## [Records with drawing code]
··········

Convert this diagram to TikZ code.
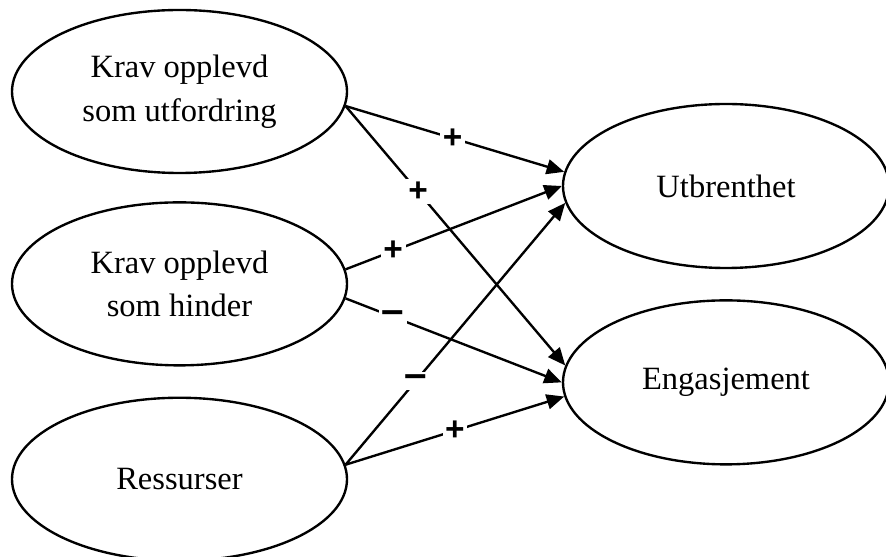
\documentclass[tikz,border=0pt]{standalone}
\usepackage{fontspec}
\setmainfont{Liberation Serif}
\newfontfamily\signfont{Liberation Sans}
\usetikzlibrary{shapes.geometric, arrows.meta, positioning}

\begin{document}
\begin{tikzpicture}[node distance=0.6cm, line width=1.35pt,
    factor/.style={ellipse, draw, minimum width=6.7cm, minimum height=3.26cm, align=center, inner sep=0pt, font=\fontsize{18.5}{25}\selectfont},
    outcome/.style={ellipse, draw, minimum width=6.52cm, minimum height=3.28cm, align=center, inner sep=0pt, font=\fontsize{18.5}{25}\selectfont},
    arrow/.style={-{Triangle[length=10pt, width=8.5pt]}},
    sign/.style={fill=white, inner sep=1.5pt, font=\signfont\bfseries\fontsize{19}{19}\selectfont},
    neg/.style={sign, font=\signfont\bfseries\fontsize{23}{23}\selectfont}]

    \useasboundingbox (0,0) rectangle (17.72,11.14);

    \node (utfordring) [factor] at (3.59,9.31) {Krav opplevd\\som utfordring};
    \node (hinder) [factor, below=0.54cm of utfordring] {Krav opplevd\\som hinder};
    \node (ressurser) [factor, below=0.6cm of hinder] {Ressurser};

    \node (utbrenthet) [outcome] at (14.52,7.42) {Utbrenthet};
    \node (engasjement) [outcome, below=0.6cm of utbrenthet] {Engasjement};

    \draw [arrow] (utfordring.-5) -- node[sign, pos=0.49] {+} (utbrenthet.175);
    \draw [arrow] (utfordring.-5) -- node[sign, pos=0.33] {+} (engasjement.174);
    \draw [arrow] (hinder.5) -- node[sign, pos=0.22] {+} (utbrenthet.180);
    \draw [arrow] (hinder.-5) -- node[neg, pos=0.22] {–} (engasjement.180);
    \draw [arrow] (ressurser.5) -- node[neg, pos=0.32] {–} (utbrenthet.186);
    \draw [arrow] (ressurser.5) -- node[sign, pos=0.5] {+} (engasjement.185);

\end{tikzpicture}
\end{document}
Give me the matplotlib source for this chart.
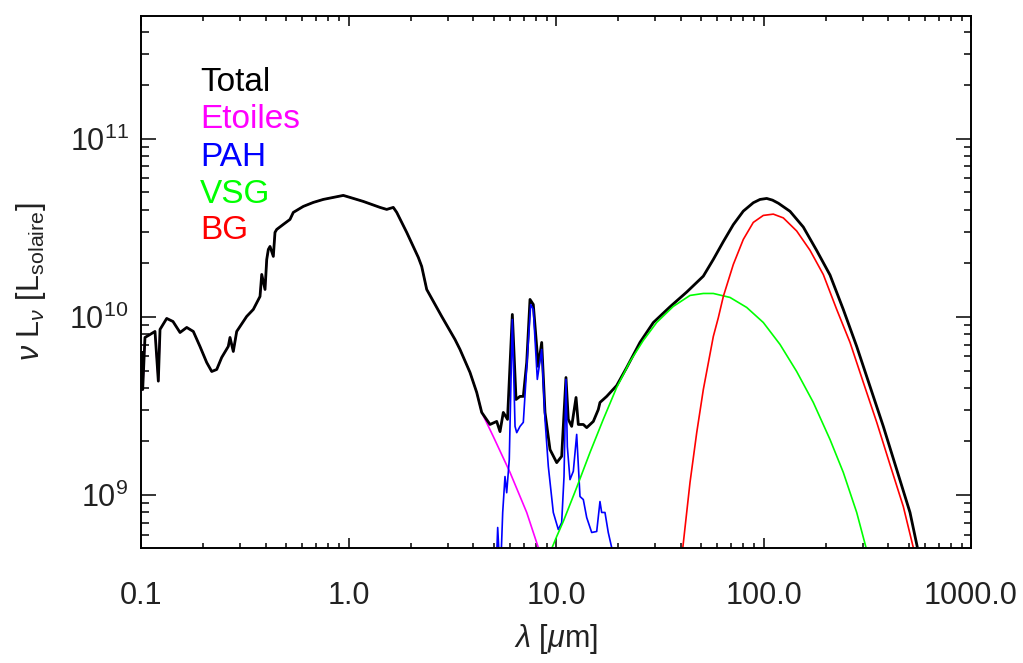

··········

## [TASK DETAILS]
Copy out all the data exactly; skip the pictures.

## [EXPECTED ANSWER]
Convert this diagram to TikZ code.
\documentclass[tikz,border=0pt]{standalone}
\usepackage{fontspec}
\setmainfont{Liberation Serif}
\newfontfamily\signfont{Liberation Sans}
\usetikzlibrary{shapes.geometric, arrows.meta, positioning}

\begin{document}
\begin{tikzpicture}[node distance=0.6cm, line width=1.35pt,
    factor/.style={ellipse, draw, minimum width=6.7cm, minimum height=3.26cm, align=center, inner sep=0pt, font=\fontsize{18.5}{25}\selectfont},
    outcome/.style={ellipse, draw, minimum width=6.52cm, minimum height=3.28cm, align=center, inner sep=0pt, font=\fontsize{18.5}{25}\selectfont},
    arrow/.style={-{Triangle[length=10pt, width=8.5pt]}},
    sign/.style={fill=white, inner sep=1.5pt, font=\signfont\bfseries\fontsize{19}{19}\selectfont},
    neg/.style={sign, font=\signfont\bfseries\fontsize{23}{23}\selectfont}]

    \useasboundingbox (0,0) rectangle (17.72,11.14);

    \node (utfordring) [factor] at (3.59,9.31) {Krav opplevd\\som utfordring};
    \node (hinder) [factor, below=0.54cm of utfordring] {Krav opplevd\\som hinder};
    \node (ressurser) [factor, below=0.6cm of hinder] {Ressurser};

    \node (utbrenthet) [outcome] at (14.52,7.42) {Utbrenthet};
    \node (engasjement) [outcome, below=0.6cm of utbrenthet] {Engasjement};

    \draw [arrow] (utfordring.-5) -- node[sign, pos=0.49] {+} (utbrenthet.175);
    \draw [arrow] (utfordring.-5) -- node[sign, pos=0.33] {+} (engasjement.174);
    \draw [arrow] (hinder.5) -- node[sign, pos=0.22] {+} (utbrenthet.180);
    \draw [arrow] (hinder.-5) -- node[neg, pos=0.22] {–} (engasjement.180);
    \draw [arrow] (ressurser.5) -- node[neg, pos=0.32] {–} (utbrenthet.186);
    \draw [arrow] (ressurser.5) -- node[sign, pos=0.5] {+} (engasjement.185);

\end{tikzpicture}
\end{document}
Give me the matplotlib source for this chart.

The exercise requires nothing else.